2. Small groups.  Great things happen within the context of community.  Students connect with each other and with leaders that want to see them grow in their relationships with Jesus.  Even better than that, these groups create their own unique type of culture.  Students might not want to share what they’re struggling with with their parents, but they can share it with their small group leader.  They also get to put handles on what was just talked about in youth group.  They can apply it to their own lives, process what it means, and hold each other accountable in the context of a small group.  Those types of things typically don’t happen in a large group setting.  So we love small groups!  This feeds into our mission and vision quite obviously: it allows students to grow in their relationship with Jesus with others.
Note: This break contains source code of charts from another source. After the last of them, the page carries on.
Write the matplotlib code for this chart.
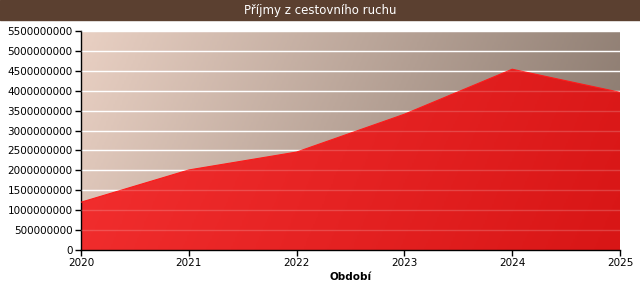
"""Příjmy z cestovního ruchu - area chart with gradient fills."""
import matplotlib
matplotlib.use('Agg')
import matplotlib.pyplot as plt
import numpy as np
from matplotlib.colors import LinearSegmentedColormap

# --- Data ---
years = [2020, 2021, 2022, 2023, 2024, 2025]
income = [1.20e9, 2.01e9, 2.46e9, 3.41e9, 4.54e9, 3.96e9]
y_ticks = list(range(0, 5500000001, 500000000))

TITLE = 'Příjmy z cestovního ruchu'
XLABEL = 'Období'

# --- Palette ---
HEADER = '#5b4030'
BG_LEFT = '#e9d0c3'
BG_RIGHT = '#85756a'
RED_LEFT = '#f43030'
RED_RIGHT = '#d81616'

plt.rcParams.update({
    'font.family': ['DejaVu Sans'],
    'font.size': 7.5,
})

W, H = 640, 290
fig = plt.figure(figsize=(W / 100, H / 100), dpi=100, facecolor='white')

# header bar
fig.patches.append(plt.Rectangle((0, 1 - 20 / H), 1, 20 / H, transform=fig.transFigure,
                                 color=HEADER, zorder=0))
fig.text(0.5, 1 - 10.5 / H, TITLE, color='white', ha='center', va='center',
         fontsize=8.5)

x0, x1, y0, y1 = 81, 620, 250, 31
ax = fig.add_axes([x0 / W, 1 - y0 / H, (x1 - x0) / W, (y0 - y1) / H])

ymax = y_ticks[-1]
ax.set_xlim(years[0], years[-1])
ax.set_ylim(0, ymax)

# diagonal background gradient
gx, gy = np.meshgrid(np.linspace(0, 1, 300), np.linspace(0, 1, 120))
t = np.clip(0.85 * gx + 0.15 * gy, 0, 1)
bg_cmap = LinearSegmentedColormap.from_list('bg', [BG_LEFT, BG_RIGHT])
ax.imshow(t, cmap=bg_cmap, extent=[years[0], years[-1], 0, ymax], aspect='auto',
          origin='upper', zorder=0, vmin=0, vmax=1)

# gridlines under the fill
for v in y_ticks[1:]:
    ax.axhline(v, color='white', linewidth=1, zorder=1)

# red gradient fill clipped to area
red_cmap = LinearSegmentedColormap.from_list('red', [RED_LEFT, RED_RIGHT])
poly = ax.fill_between(years, income, 0, color='none', linewidth=0, zorder=2)
img = ax.imshow(t, cmap=red_cmap, extent=[years[0], years[-1], 0, ymax], aspect='auto',
                origin='upper', zorder=2, vmin=0, vmax=1)
img.set_clip_path(poly.get_paths()[0], transform=ax.transData)
ax.plot(years, income, color='#ff1a1a', linewidth=0.8, zorder=3)

# faint gridlines on top of fill
for v in y_ticks[1:]:
    ax.plot([years[0], years[-1]], [v, v], color='white', alpha=0.18,
            linewidth=1, zorder=3)

ax.set_xticks(years)
ax.set_xticklabels([str(y) for y in years])
ax.set_yticks(y_ticks)
ax.set_yticklabels([str(v) for v in y_ticks])
ax.tick_params(direction='out', length=4, width=1, color='black', labelcolor='black',
               labelsize=7.5, pad=2)
for s in ['top', 'right']:
    ax.spines[s].set_visible(False)
for s in ['left', 'bottom']:
    ax.spines[s].set_color('black')
    ax.spines[s].set_linewidth(1)
ax.set_xlabel(XLABEL, fontweight='bold', fontsize=7.5, labelpad=3)

fig.savefig('out.png', dpi=100, facecolor='white')
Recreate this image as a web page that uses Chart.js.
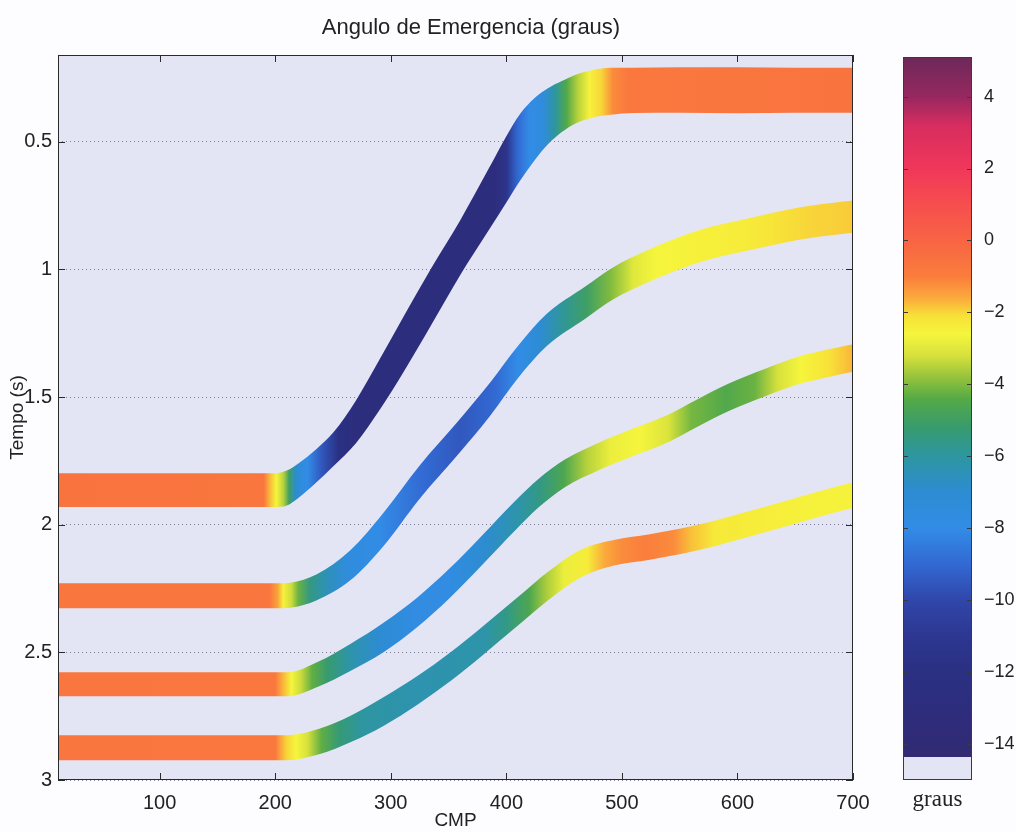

3. Middle school and high school retreats.  I wanted to line this item out specifically.  We pour a lot of emphasis on these retreats for a couple of reasons.  First, students need an opportunity to disconnect from life as usual to focus on something spiritually.  There’s more growth that can happen within a weekend at a retreat than can happen in a month’s worth of youth group meetings.  Secondly, it allows students to connect with others that aren’t in their clicks and circles.  In other words, it broadens their horizons.  This is a good thing that can happen within an environment like a retreat.  This is why we partner with churches like Williamstown Christian for events like this.  It lets students see that they aren’t the only ones living out their faith at school, work, and home!  Our mission and vision is accomplished when students can grow exponentially at retreats.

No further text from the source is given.